Mungantiwar, a senior BJP leader, said the ministers who stepped down quit on their own and maintained they had "performed well" in their respective areas.
State ministers Prakash Mehta, Rajkumar Badole, VishnuSawra, Dilip Kamble, Praveen Pote and Amrish Atram resigned even as Fadnavis Sunday carried out third expansion of his team by inducting eight Cabinet and five junior ministers ahead of the assembly polls.
Of these, Mehta, who held the housing portfolio, was under attack from the opposition over impropriety in clearing a slum-redevelopment project in the city.
Mehta, a BJP leader, faced a Lokayukta probe in the case and opposition parties were demanding his dismissal from the Cabinet.
There was no question of taking away portfolios of anyone. Some ministers had an additional charge, only that additional charge has been given to the new ministers, Mungantiwar told reporters here.
No one (ministers) was removed from the council. They have resigned. When the issue (of Cabinet expansion) was discussed, some of them expressed the wish to work in the organisation. They had no complaint, he claimed.
The finance minister said that giving opportunities to new faces did not mean the earlier ministers were "non-performers.

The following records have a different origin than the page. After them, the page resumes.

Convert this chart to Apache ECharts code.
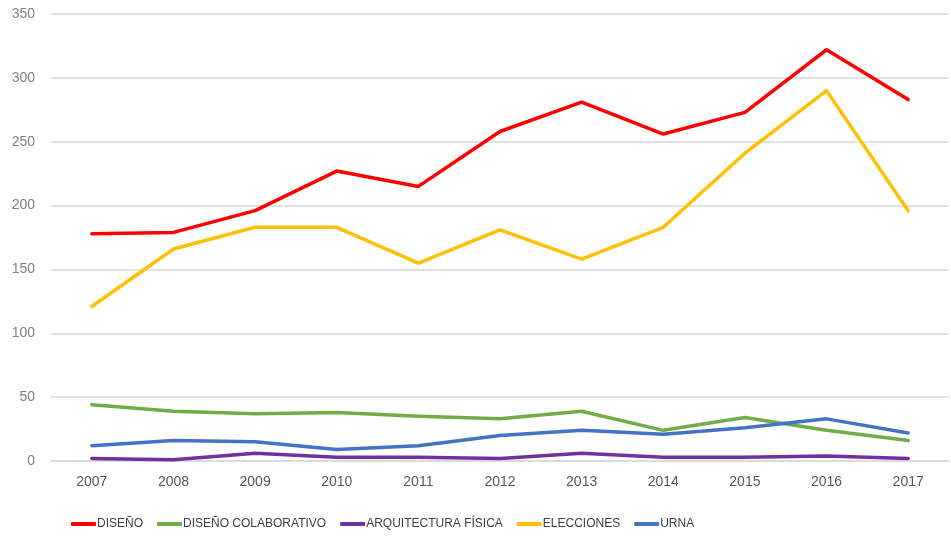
<!DOCTYPE html>
<html>
<head>
<meta charset="utf-8">
<script src="https://cdn.jsdelivr.net/npm/echarts@6/dist/echarts.min.js"></script>
<style>
    html, body {margin: 0; padding: 0; background: #fff;}
    #chart {width: 951px; height: 546px;}
</style>
</head>
<body>
<div id="chart"></div>
<script>
    var years = ['2007', '2008', '2009', '2010', '2011', '2012', '2013', '2014', '2015', '2016', '2017'];
    var diseno = [178, 179, 196, 227, 215, 258, 281, 256, 273, 322, 283];
    var disenoColab = [44, 39, 37, 38, 35, 33, 39, 24, 34, 24, 16];
    var arquitectura = [2, 1, 6, 3, 3, 2, 6, 3, 3, 4, 2];
    var elecciones = [121, 166, 183, 183, 155, 181, 158, 183, 241, 290, 196];
    var urna = [12, 16, 15, 9, 12, 20, 24, 21, 26, 33, 22];

    var font = '"Liberation Sans", Arial, sans-serif';

    function line(name, data, color) {
        return {
            name: name,
            type: 'line',
            data: data,
            symbol: 'none',
            smooth: false,
            itemStyle: {color: color},
            lineStyle: {color: color, width: 3.5, cap: 'round', join: 'round'}
        };
    }

    var chart = echarts.init(document.getElementById('chart'));
    chart.setOption({
        animation: false,
        textStyle: {fontFamily: font},
        grid: {left: 51, right: 2, top: 14, bottom: 85},
        legend: {
            left: 66,
            top: 513,
            icon: 'roundRect',
            itemWidth: 25,
            itemHeight: 4,
            itemGap: 14,
            textStyle: {fontFamily: font, fontSize: 12, color: '#404040', padding: [0, 0, 0, -4]},
            data: ['DISEÑO', 'DISEÑO COLABORATIVO', 'ARQUITECTURA FÍSICA', 'ELECCIONES', 'URNA']
        },
        xAxis: {
            type: 'category',
            data: years,
            boundaryGap: true,
            axisLine: {show: true, lineStyle: {color: '#d9d9d9', width: 1.5}},
            axisTick: {show: false},
            axisLabel: {color: '#595959', fontSize: 14, margin: 14, fontFamily: font}
        },
        yAxis: {
            type: 'value',
            min: 0,
            max: 350,
            interval: 50,
            axisLine: {show: false},
            axisTick: {show: false},
            axisLabel: {color: '#7f7f7f', fontSize: 14, margin: 16, fontFamily: font},
            splitLine: {lineStyle: {color: '#d9d9d9', width: 1.5}}
        },
        series: [
            line('DISEÑO', diseno, '#ff0000'),
            line('DISEÑO COLABORATIVO', disenoColab, '#70ad47'),
            line('ARQUITECTURA FÍSICA', arquitectura, '#7030a0'),
            line('ELECCIONES', elecciones, '#ffc000'),
            line('URNA', urna, '#4472c4')
        ]
    });
</script>
</body>
</html>
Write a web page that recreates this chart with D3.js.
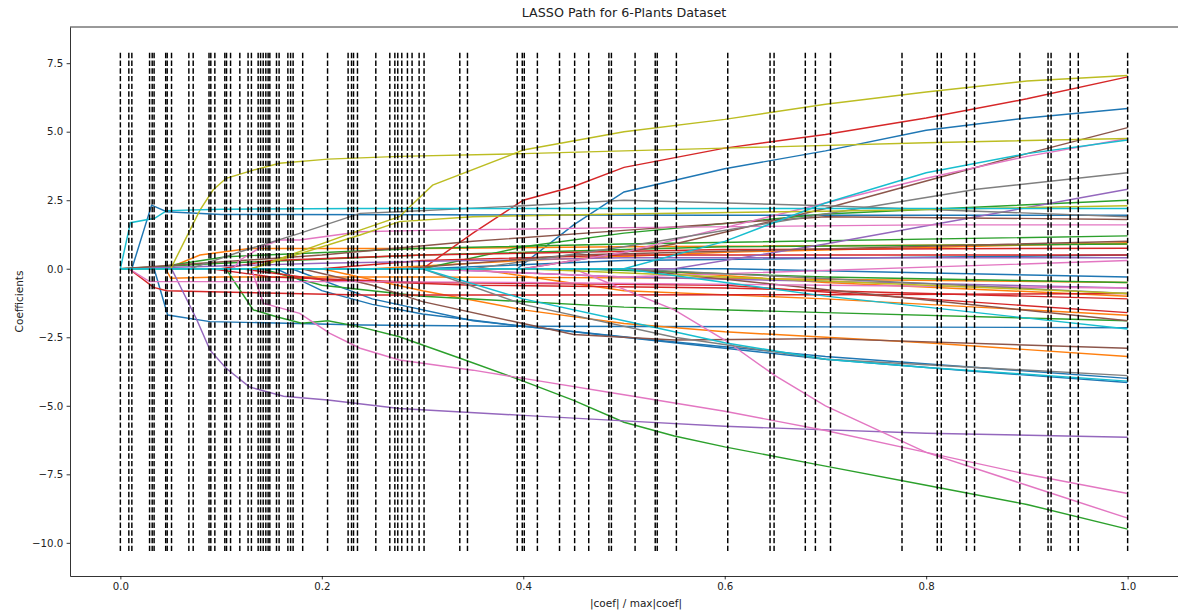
<!DOCTYPE html>
<html>
<head>
<meta charset="utf-8">
<script src="https://cdn.jsdelivr.net/npm/d3@7"></script>
<style>
  html, body { margin: 0; padding: 0; background: #fff; overflow: hidden; }
  svg { display: block; }
  text { font-family: "DejaVu Sans", sans-serif; }
</style>
</head>
<body>
<script>
// LASSO path data: each path is [ratio, coefficient] pairs
const chartTitle = "LASSO Path for 6-Plants Dataset";
const xLabel = "|coef| / max|coef|";
const yLabel = "Coefficients";
const xTicks = [0, 0.2, 0.4, 0.6, 0.8, 1.0];
const yTicks = [-10, -7.5, -5, -2.5, 0, 2.5, 5, 7.5];
const vlineRange = [-10.3, 7.9];

// x positions of the LARS steps (dashed lines)
const steps = [0, 0.0084, 0.0114, 0.029, 0.0316, 0.0335, 0.045, 0.0465, 0.0508,
  0.068, 0.0723, 0.088, 0.0898, 0.0938, 0.1037, 0.1054, 0.1094, 0.1186,
  0.1268, 0.1301, 0.1368, 0.1392, 0.1418, 0.1444, 0.1467, 0.1484,
  0.155, 0.1576, 0.1663, 0.169, 0.1715, 0.181, 0.2057, 0.2261, 0.2295, 0.2315,
  0.2354, 0.2536, 0.2675, 0.2725, 0.2754, 0.2794, 0.285, 0.2896, 0.2966, 0.3015,
  0.337, 0.3446, 0.394, 0.399, 0.401, 0.414, 0.436, 0.451, 0.465, 0.485, 0.4875,
  0.511, 0.531, 0.533, 0.552, 0.603, 0.645, 0.649, 0.680, 0.690, 0.705, 0.776,
  0.811, 0.815, 0.840, 0.848, 0.893, 0.921, 0.924, 0.943, 0.951, 1.0];

const bluePaths = [
  [[0,0],[0.0114,0],[0.031,2.32],[0.046,2.08],[0.1,1.98],[0.3,1.97],[0.6,1.95],[1.0,1.95]],
  [[0,0],[0.0335,0],[0.047,-1.69],[0.089,-1.93],[0.24,-2.05],[0.4,-2.1],[0.7,-2.12],[1.0,-2.15]],
  [[0,0],[0.394,0],[0.45,1.6],[0.5,2.8],[0.6,3.65],[0.7,4.3],[0.8,5.05],[0.9,5.5],[1.0,5.85]],
  [[0,0],[0.155,0],[0.2,-0.8],[0.25,-1.3],[0.3,-1.65],[0.4,-2.1],[0.53,-2.6],[0.7,-3.2],[0.85,-3.6],[1.0,-4.0]],
  [[0,0],[0.17,0],[0.25,-1.1],[0.35,-1.9],[0.45,-2.3],[0.55,-2.7],[0.7,-3.3],[0.85,-3.75],[1.0,-4.15]],
  [[0,0],[0.3,0],[0.5,0.3],[1.0,0.5]],
  [[0,0],[0.6,0],[1.0,-0.3]]
];
const orangePaths = [
  [[0,0],[0.046,0],[0.079,0.5],[0.128,0.74],[0.3,0.74],[0.5,0.8],[1.0,0.9]],
  [[0,0],[0.045,0],[0.05,-0.35],[0.1,-0.3],[0.3,-0.3],[0.6,-0.35],[1.0,-0.5]],
  [[0,0],[0.2,0],[0.3,-0.8],[0.4,-1.5],[0.5,-2.0],[0.6,-2.3],[0.8,-2.7],[1.0,-3.2]],
  [[0,0],[0.35,0],[0.5,-0.8],[0.7,-1.1],[1.0,-1.7]],
  [[0,0],[0.25,0],[0.4,0.3],[0.6,0.6],[1.0,0.95]],
  [[0,0],[0.5,0],[0.7,-0.5],[1.0,-1.0]]
];
const greenPaths = [
  [[0,0],[0.031,0],[0.05,0.13],[0.105,0.44],[0.3,0.75],[0.5,0.9],[1.0,1.2]],
  [[0,0],[0.105,0],[0.112,-0.41],[0.132,-1.5],[0.155,-1.75],[0.18,-1.99],[0.206,-1.9],[0.238,-2.12],[0.277,-2.48],[0.34,-3.3],[0.4,-4.1],[0.45,-4.8],[0.5,-5.6],[0.55,-6.1],[0.6,-6.5],[0.7,-7.2],[0.8,-7.9],[0.9,-8.6],[1.0,-9.5]],
  [[0,0],[0.3,0],[0.4,0.8],[0.5,1.3],[0.7,2.0],[1.0,2.5]],
  [[0,0],[0.14,0],[0.2,-0.6],[0.3,-1.0],[0.5,-1.4],[0.7,-1.6],[1.0,-1.9]],
  [[0,0],[0.1,0.2],[0.3,0.5],[0.6,0.8],[1.0,0.9]],
  [[0,0],[0.45,0],[0.7,-0.3],[1.0,-0.5]]
];
const redPaths = [
  [[0,0],[0.0084,0],[0.033,-0.68],[0.046,-0.8],[0.1,-0.85],[0.24,-0.96],[0.4,-0.96],[0.7,-0.95],[1.0,-0.9]],
  [[0,0],[0.3,0],[0.35,1.3],[0.4,2.5],[0.45,3.0],[0.5,3.7],[0.6,4.4],[0.7,4.9],[0.8,5.5],[0.9,6.2],[1.0,7.0]],
  [[0,0],[0.1,0],[0.15,0.3],[0.3,0.5],[0.6,0.7],[1.0,0.75]],
  [[0,0],[0.12,0],[0.2,-0.4],[0.35,-0.6],[0.6,-0.7],[1.0,-1.1]],
  [[0,0],[0.2,0],[0.3,0.3],[0.5,0.5],[1.0,0.5]],
  [[0,0],[0.09,0],[0.15,-0.3],[0.3,-0.5],[0.6,-0.6],[1.0,-1.6]]
];
const purplePaths = [
  [[0,0],[0.0508,0],[0.076,-1.87],[0.089,-2.97],[0.105,-3.63],[0.128,-4.31],[0.162,-4.65],[0.206,-4.79],[0.277,-5.1],[0.4,-5.35],[0.5,-5.55],[0.6,-5.75],[0.8,-6.0],[1.0,-6.15]],
  [[0,0],[0.55,0],[0.7,0.9],[0.85,1.9],[1.0,2.9]],
  [[0,0],[0.3,0],[0.5,-0.3],[1.0,-0.7]],
  [[0,0],[0.2,0.2],[0.5,0.4],[1.0,0.4]]
];
const brownPaths = [
  [[0,0],[0.4,0],[0.55,0.9],[0.7,2.2],[0.8,3.2],[0.9,4.2],[1.0,5.15]],
  [[0,0],[0.18,0],[0.25,-0.6],[0.3,-1.2],[0.4,-2.0],[0.45,-2.4],[0.55,-2.6],[0.7,-2.55],[1.0,-2.9]],
  [[0,0],[0.2,0.5],[0.35,1.0],[0.5,1.4],[0.7,1.9],[1.0,1.8]],
  [[0,0],[0.28,0],[0.45,0.5],[1.0,1.0]],
  [[0,0],[0.5,0],[1.0,-1.9]]
];
const pinkPaths = [
  [[0,0],[0.0084,0],[0.029,-0.47],[0.1,-0.47],[0.24,-0.47],[0.4,-0.5],[0.7,-0.6],[1.0,-0.7]],
  [[0,0],[0.13,0],[0.142,-1.26],[0.155,-1.39],[0.178,-1.63],[0.208,-2.36],[0.238,-2.9],[0.277,-3.33],[0.35,-3.7],[0.4,-4.0],[0.5,-4.6],[0.6,-5.2],[0.7,-5.9],[0.8,-6.7],[0.9,-7.5],[1.0,-8.2]],
  [[0,0],[0.112,0],[0.119,0.32],[0.14,0.8],[0.158,1.05],[0.178,1.05],[0.238,1.35],[0.3,1.4],[0.5,1.5],[0.8,1.6],[1.0,1.6]],
  [[0,0],[0.45,0],[0.55,-1.5],[0.6,-2.6],[0.65,-3.9],[0.7,-5.0],[0.8,-6.7],[0.9,-7.9],[1.0,-9.1]],
  [[0,0],[0.4,0],[0.5,0.6],[0.6,1.5],[0.7,2.4],[0.8,3.3],[0.9,4.1],[1.0,4.75]],
  [[0,0],[0.3,0],[0.5,-0.3],[1.0,0.3]]
];
const grayPaths = [
  [[0,0],[0.069,0],[0.119,0.62],[0.178,1.29],[0.238,2.02],[0.277,2.08],[0.4,2.3],[0.5,2.5],[0.7,2.3],[1.0,1.9]],
  [[0,0],[0.35,0],[0.5,0.8],[0.7,2.0],[0.85,2.9],[1.0,3.5]],
  [[0,0],[0.3,0],[0.4,-1.3],[0.55,-2.5],[0.7,-3.3],[0.85,-3.6],[1.0,-3.9]],
  [[0,0],[0.5,0],[1.0,-0.9]]
];
const olivePaths = [
  [[0,0],[0.05,0],[0.079,2.14],[0.092,2.87],[0.105,3.3],[0.132,3.6],[0.158,3.85],[0.206,4.0],[0.277,4.1],[0.4,4.2],[0.6,4.4],[0.8,4.6],[1.0,4.75]],
  [[0,0],[0.13,0],[0.238,1.41],[0.277,1.9],[0.31,3.05],[0.4,4.33],[0.5,5.0],[0.6,5.45],[0.7,6.0],[0.8,6.45],[0.9,6.85],[1.0,7.05]],
  [[0,0],[0.13,0],[0.238,1.23],[0.277,1.72],[0.35,1.9],[0.5,2.0],[0.7,2.1],[1.0,2.3]],
  [[0,0],[0.4,0],[0.6,-0.3],[1.0,-0.9]]
];
const cyanPaths = [
  [[0,0],[0.01,1.68],[0.034,1.84],[0.046,2.12],[0.1,2.17],[0.24,2.2],[0.5,2.2],[1.0,2.2]],
  [[0,0],[0.5,0],[0.6,1.0],[0.7,2.4],[0.8,3.5],[0.9,4.2],[1.0,4.7]],
  [[0,0],[0.3,0],[0.4,-1.1],[0.5,-1.9],[0.6,-2.7],[0.7,-3.3],[0.8,-3.6],[1.0,-4.1]],
  [[0,0],[0.5,0],[0.7,-1.0],[1.0,-2.2]]
];

const groups = [bluePaths, orangePaths, greenPaths, redPaths, purplePaths,
                brownPaths, pinkPaths, grayPaths, olivePaths, cyanPaths];

const width = 1178, height = 615;
const margin = { top: 27, right: 0, bottom: 39, left: 70 };
const innerWidth = width - margin.left - margin.right;
const innerHeight = height - margin.top - margin.bottom;

const svg = d3.select('body').append('svg')
    .attr('width', width)
    .attr('height', height);

const g = svg.append('g')
    .attr('transform', `translate(${margin.left},${margin.top})`);

const xScale = d3.scaleLinear().domain([-0.05, 1.05]).range([0, innerWidth]);
const yScale = d3.scaleLinear().domain([-11.21, 8.82]).range([innerHeight, 0]);

svg.append('defs').append('clipPath').attr('id', 'plot')
  .append('rect').attr('width', innerWidth).attr('height', innerHeight);

const plot = g.append('g').attr('clip-path', 'url(#plot)');

const line = d3.line().x(d => xScale(d[0])).y(d => yScale(d[1]));

groups.forEach((paths, i) => {
  plot.append('g').selectAll('path')
    .data(paths)
    .enter().append('path')
      .attr('d', line)
      .attr('fill', 'none')
      .attr('stroke', d3.schemeCategory10[i])
      .attr('stroke-width', 1.45);
});

// dashed step lines over the paths
plot.append('g').selectAll('line')
  .data(steps)
  .enter().append('line')
    .attr('x1', d => xScale(d)).attr('x2', d => xScale(d))
    .attr('y1', yScale(vlineRange[0])).attr('y2', yScale(vlineRange[1]))
    .attr('stroke', '#000')
    .attr('stroke-width', 1.45)
    .attr('stroke-dasharray', '5.4,2.3');

// axes
const xAxis = g.append('g')
  .attr('transform', `translate(0,${innerHeight})`)
  .call(d3.axisBottom(xScale).tickValues(xTicks).tickFormat(d3.format('.1f'))
    .tickSize(3.4).tickSizeOuter(0).tickPadding(3.4));
const yAxis = g.append('g')
  .call(d3.axisLeft(yScale).tickValues(yTicks).tickFormat(d => d3.format('.1f')(d).replace('-', '\u2212'))
    .tickSize(3.4).tickSizeOuter(0).tickPadding(3.4));

[xAxis, yAxis].forEach(a => {
  a.select('.domain').attr('stroke', '#000').attr('stroke-width', 0.8);
  a.selectAll('.tick line').attr('stroke', '#000').attr('stroke-width', 0.8);
  a.selectAll('.tick text').attr('font-size', 10.2).attr('fill', '#222')
    .attr('font-family', '"DejaVu Sans", sans-serif');
});

// top spine
g.append('line')
  .attr('x1', 0).attr('x2', innerWidth).attr('y1', 0).attr('y2', 0)
  .attr('stroke', '#000').attr('stroke-width', 0.8);

svg.append('text')
  .attr('x', 624)
  .attr('y', 17)
  .attr('text-anchor', 'middle')
  .attr('font-size', 12.7)
  .attr('fill', '#222')
  .text(chartTitle);

svg.append('text')
  .attr('x', 636)
  .attr('y', 607)
  .attr('text-anchor', 'middle')
  .attr('font-size', 10.5)
  .attr('fill', '#222')
  .text(xLabel);

svg.append('text')
  .attr('transform', `translate(23,${margin.top + innerHeight / 2}) rotate(-90)`)
  .attr('text-anchor', 'middle')
  .attr('font-size', 10.5)
  .attr('fill', '#222')
  .text(yLabel);
</script>
</body>
</html>
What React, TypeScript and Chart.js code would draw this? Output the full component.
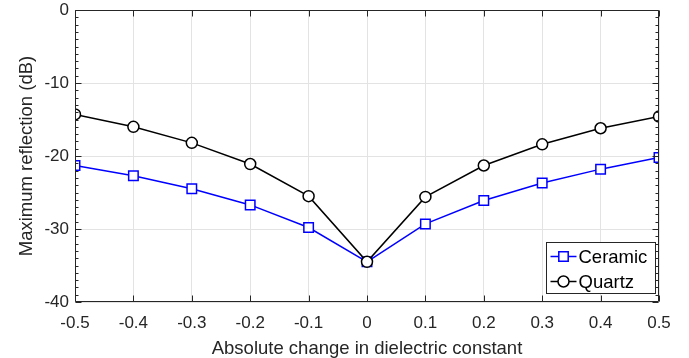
import React, { useEffect, useRef } from "react";
import { Chart, registerables } from "chart.js";

Chart.register(...registerables);

const xValues = [-0.5, -0.4, -0.3, -0.2, -0.1, 0, 0.1, 0.2, 0.3, 0.4, 0.5];
const ceramic = [-21.3, -22.7, -24.5, -26.7, -29.8, -34.5, -29.3, -26.1, -23.7, -21.8, -20.2];
const quartz = [-14.3, -16.0, -18.2, -21.1, -25.5, -34.5, -25.6, -21.3, -18.4, -16.2, -14.6];
const xTickLabels = ["-0.5", "-0.4", "-0.3", "-0.2", "-0.1", "0", "0.1", "0.2", "0.3", "0.4", "0.5"];
const yTickValues = [-40, -30, -20, -10, 0];
const yTickLabels = ["-40", "-30", "-20", "-10", "0"];
const seriesNames = ["Ceramic", "Quartz"];
const xTitle = "Absolute change in dielectric constant";
const yTitle = "Maximum reflection (dB)";

const FONT = "'Liberation Sans', Arial, Helvetica, sans-serif";
const AXIS = "#262626";
const GRID = "#e3e3e3";
const BLUE = "#0000ff";
const BLACK = "#000000";

const framePlugin = {
  id: "matlabFrame",
  afterDraw(chart: any) {
    const { ctx, chartArea } = chart;
    const xs = chart.scales.x;
    const ys = chart.scales.y;
    const L = Math.round(chartArea.left) + 0.5;
    const R = Math.round(chartArea.right) - 0.5;
    const T = Math.round(chartArea.top) + 0.5;
    const B = Math.round(chartArea.bottom) - 0.5;
    ctx.save();
    ctx.strokeStyle = AXIS;
    ctx.lineWidth = 1;
    ctx.beginPath();
    ctx.rect(L, T, R - L, B - T);
    ctx.stroke();
    // major ticks inward
    ctx.beginPath();
    xValues.forEach((v) => {
      const px = Math.round(xs.getPixelForValue(v)) + 0.5;
      ctx.moveTo(px, B);
      ctx.lineTo(px, B - 6);
      ctx.moveTo(px, T);
      ctx.lineTo(px, T + 6);
    });
    for (let v = -40; v <= 0; v += 1) {
      const py = Math.round(ys.getPixelForValue(v)) + 0.5;
      const len = v % 10 === 0 ? 6 : 3;
      ctx.moveTo(L, py);
      ctx.lineTo(L + len, py);
      ctx.moveTo(R, py);
      ctx.lineTo(R - len, py);
    }
    ctx.stroke();

    // legend
    const lx = 546.5, ly = 242.5, lw = 109, lh = 51;
    ctx.fillStyle = "#ffffff";
    ctx.fillRect(lx, ly, lw, lh);
    ctx.strokeStyle = AXIS;
    ctx.strokeRect(lx, ly, lw, lh);
    const rows = [
      { name: seriesNames[0], color: BLUE, style: "rect", y: ly + 14 },
      { name: seriesNames[1], color: BLACK, style: "circle", y: ly + 39 },
    ];
    rows.forEach((r) => {
      ctx.strokeStyle = r.color;
      ctx.lineWidth = 1.5;
      ctx.beginPath();
      ctx.moveTo(lx + 4, r.y);
      ctx.lineTo(lx + 30, r.y);
      ctx.stroke();
      ctx.fillStyle = "#ffffff";
      ctx.beginPath();
      const cx = lx + 17;
      if (r.style === "rect") {
        ctx.rect(cx - 4.7, r.y - 4.7, 9.4, 9.4);
      } else {
        ctx.arc(cx, r.y, 5.5, 0, Math.PI * 2);
      }
      ctx.fill();
      ctx.stroke();
      ctx.fillStyle = BLACK;
      ctx.font = `18.5px ${FONT}`;
      ctx.textBaseline = "middle";
      ctx.textAlign = "left";
      ctx.fillText(r.name, lx + 32, r.y + 1);
    });
    ctx.restore();
  },
};

export default function App() {
  const ref = useRef<HTMLCanvasElement | null>(null);
  useEffect(() => {
    if (!ref.current) return;
    const chart = new Chart(ref.current, {
      type: "line",
      data: {
        datasets: [
          {
            label: seriesNames[0],
            data: xValues.map((x, i) => ({ x, y: ceramic[i] })),
            borderColor: BLUE,
            backgroundColor: "#ffffff",
            borderWidth: 1.5,
            pointStyle: "rect",
            pointRadius: 6.7,
            pointBorderWidth: 1.5,
            pointBorderColor: BLUE,
            pointBackgroundColor: "#ffffff",
            order: 1,
          },
          {
            label: seriesNames[1],
            data: xValues.map((x, i) => ({ x, y: quartz[i] })),
            borderColor: BLACK,
            backgroundColor: "#ffffff",
            borderWidth: 1.5,
            pointStyle: "circle",
            pointRadius: 5.5,
            pointBorderWidth: 1.5,
            pointBorderColor: BLACK,
            pointBackgroundColor: "#ffffff",
            order: 0,
          },
        ],
      },
      options: {
        animation: false,
        responsive: false,
        events: [],
        layout: { padding: { left: 0, right: 30, top: 10, bottom: 0 } },
        plugins: { legend: { display: false }, tooltip: { enabled: false } },
        scales: {
          x: {
            type: "linear",
            min: -0.5,
            max: 0.5,
            afterBuildTicks: (s: any) => {
              s.ticks = xValues.map((v) => ({ value: v }));
            },
            afterFit: (s: any) => {
              s.height = 56;
              s.paddingLeft = 0;
              s.paddingRight = 0;
            },
            grid: { color: GRID, drawTicks: false, lineWidth: 1 },
            border: { display: false },
            ticks: {
              padding: 11,
              color: AXIS,
              font: { family: FONT, size: 17 },
              maxRotation: 0,
              autoSkip: false,
              callback: (_v: any, i: number) => xTickLabels[i],
            },
            title: {
              display: true,
              text: xTitle,
              color: AXIS,
              font: { family: FONT, size: 18.5, lineHeight: 1.0 },
              padding: { top: 0, bottom: 0 },
            },
          },
          y: {
            type: "linear",
            min: -40,
            max: 0,
            afterBuildTicks: (s: any) => {
              s.ticks = yTickValues.map((v) => ({ value: v }));
            },
            afterFit: (s: any) => {
              s.width = 75;
              s.paddingTop = 0;
              s.paddingBottom = 0;
            },
            grid: { color: GRID, drawTicks: false, lineWidth: 1 },
            border: { display: false },
            ticks: {
              padding: 6,
              color: AXIS,
              font: { family: FONT, size: 17 },
              autoSkip: false,
              callback: (_v: any, i: number) => yTickLabels[i],
            },
            title: {
              display: true,
              text: yTitle,
              color: AXIS,
              font: { family: FONT, size: 18.5 },
              padding: { top: 16, bottom: 0 },
            },
          },
        },
      },
      plugins: [framePlugin],
    });
    return () => chart.destroy();
  }, []);
  return (
    <div style={{ position: "absolute", left: 0, top: 0, width: 689, height: 358, background: "#ffffff" }}>
      <canvas ref={ref} width={689} height={358} style={{ display: "block" }} />
    </div>
  );
}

On leaders from the opposition like former Congressman Radhakrishna Vikhe Patil (inducted as a Cabinet minister) joining the BJP, Mungantiwar said "good people" should come to the ruling party.
When the right person in a wrong party approaches us, we ensure he/she comes to the right party (the BJP). That doesn't mean we will induct all the leaders from the opposition, Mungantiwar said.
The opposition parties, earlier in the day, staged a protest against Vikhe Patil joining the BJP-led government after quitting the Congress.
During their protest outside the Maharashtra legislature complex in South Mumbai, opposition MLAs held placards that read Jai Shri Ram and dubbed Vikhe Patil as Aaya Ram, Gaya Ram (a turncoat).
When asked about it, Mungantiwar said everyone has the right to chant Jai Shri Ram.
The only thing is when we used to chant Jai Shri Ram they would feel pained. Now they have realised that the ideology of nationalism we have been carrying forward is the permanent truth, he said.
On Vikhe Patil being called Aaya Ram, Gaya Ram, Mungantiwar quipped that among those who held placards included legislators who themselves had changed parties in the past.